Cocktail books published around the turn of the previous century often simply called for Italian vermouth for red varieties and French vermouth for white, but the delineation has disappeared. Yes, specific geographical indications, such as Vermouth di Torino, refer to a certain style, most Italian brands produce vermouths across the colour palette. But while Italy has been forging ahead, French houses have been less bullish. On the Whisky Exchange website, there are more vermouths from Spain and England than from France. That makes sense. Another of Italy’s exports, bartenders, have shaped the category like they have international cocktail culture – understanding French vermouth requires doing so on its own terms.

“The difference in innovation and the number of new brands in Italian and French fortified wines can be attributed to several factors, including historical traditions, cultural influences, and market dynamics,” explains Vernet.

“Italy has a rich tradition of producing wine-based aperitifs, particularly in regions such as Piedmont and Lombardy, nevertheless French wine-based apertifs also combine the charm of tradition with the modernity of an aperitif… and are deeply rooted in the hearts of the French people. If the tradition may not be as diverse as in Italy, the iconic recipes remain very dear to the bartending community.”

But Mancino is keen to bring some Italian bravado to the region. The brand is in the process of launching a French vermouth in collaboration with the Merlet family.

“There are some lovely products in the French market but they’re not exciting the category,” says Mancino.

“If you look at the market, there are some great brands but everybody is sleeping, so I’m launching a vermouth called Gauchier at the beginning of next year.”

It’s not the only iron that Mancino Vermouth has in the fire. This month, the brand is announcing Marino Mancino, the first-ever vermouth to be aged underwater, and has recently partnered with Eco Spirits in Australia to more sustainably supply the on-trade without the emissions-intensive process of shipping heavy glass bottles.

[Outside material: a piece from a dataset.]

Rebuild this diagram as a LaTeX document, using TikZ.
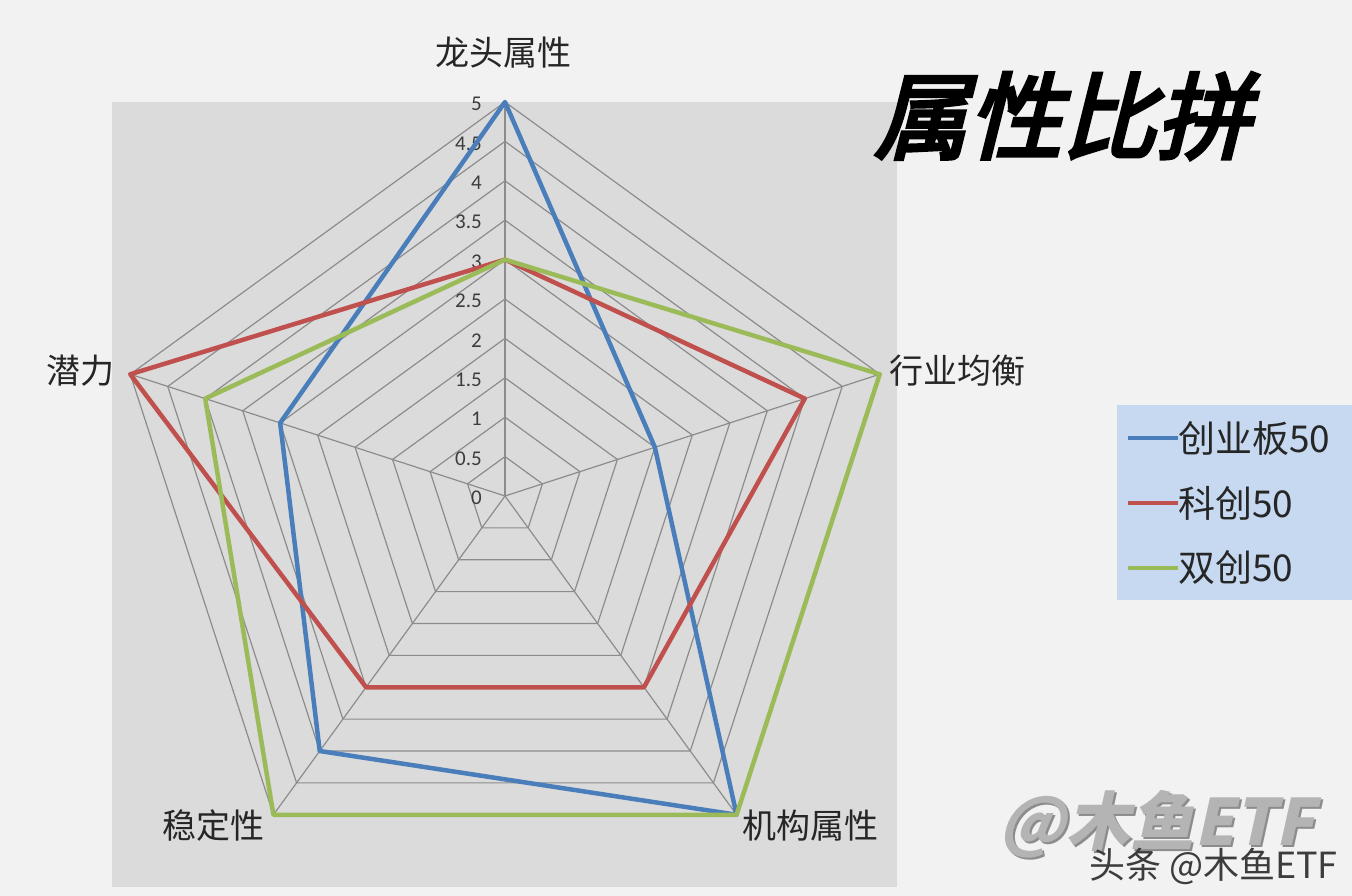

Vermouth finds itself at an interesting juncture. It’s widely known by consumers, the Negroni’s popularity appears to be no flash in the pan and the fame of the Dry Martini ensures that two of its core styles are present in pop culture. But recognising the category as an ingredient in these famous classics is very different to being confident enough to wield it at home. That education point is the next frontier for the category’s brands, the arrival of interesting modern styles coming to market can only help that, but ultimately it’ll be bartenders that bridge the divide.